Sources confirmed to the American media outlet that NNPC has capped the pump prices of petrol shortly after the removal of subsidy in May 29, 2023.

The cap on fuel prices has resulted in stability at the pump despite increases in international crude oil prices and the devaluation of the naira against the dollar.

This situation has led many to speculate that the government might have reinstated some form of petrol subsidy, given the discrepancy between market prices and the steady price of the commodity.

According to data from Reuters, NNPC began facing difficulties early this year when late gasoline payments exceeded $3 billion.

The company has yet to pay for some January imports, with traders stating that the late payments now amount to between $4 billion and $5 billion.

Under the terms of their contracts, NNPC is required to pay within 90 days of delivery.
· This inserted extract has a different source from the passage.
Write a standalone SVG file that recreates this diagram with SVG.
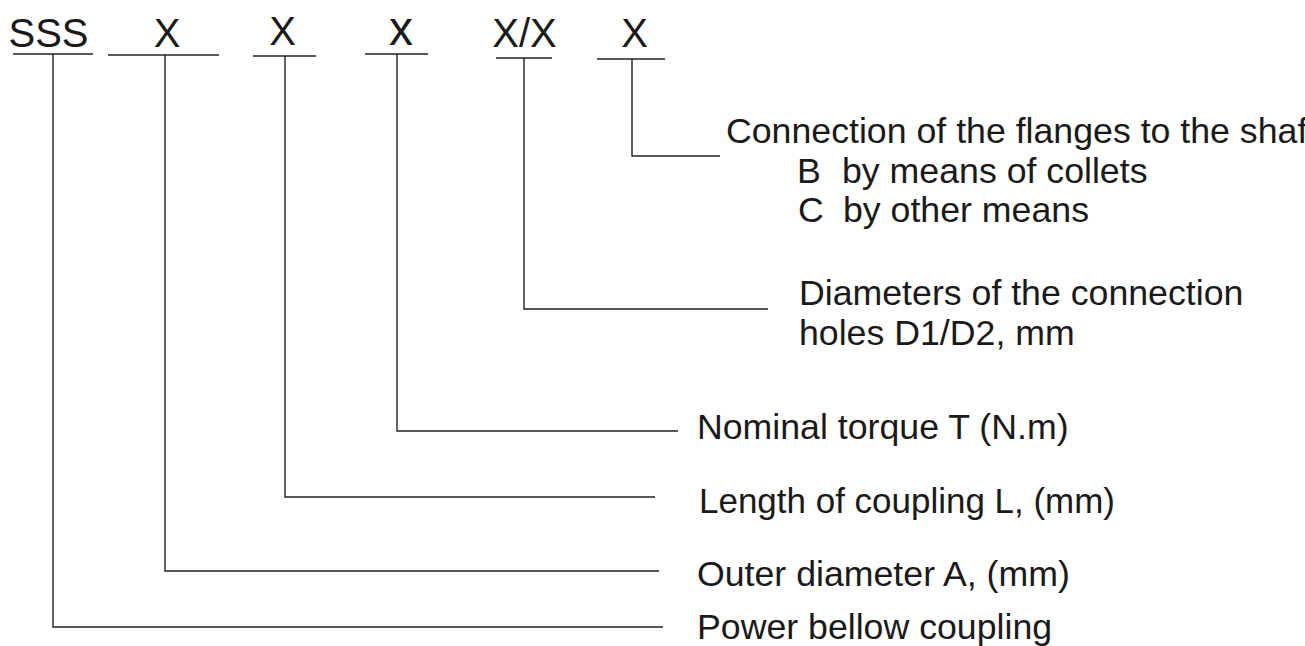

“The only reason traders are putting up with it is the $250,000 a month (per cargo) for late payment compensation,” one industry source said.

At least two suppliers have already stopped participating in recent tenders after reaching their self-imposed debt exposure limits to Nigeria, the sources said.

This means they will not send more gasoline until they receive payments.

The tension to reconcile the international landing cost of petrol and the fixed price of N617 has deepened the debt of NNPC to the traders, the sources confirmed.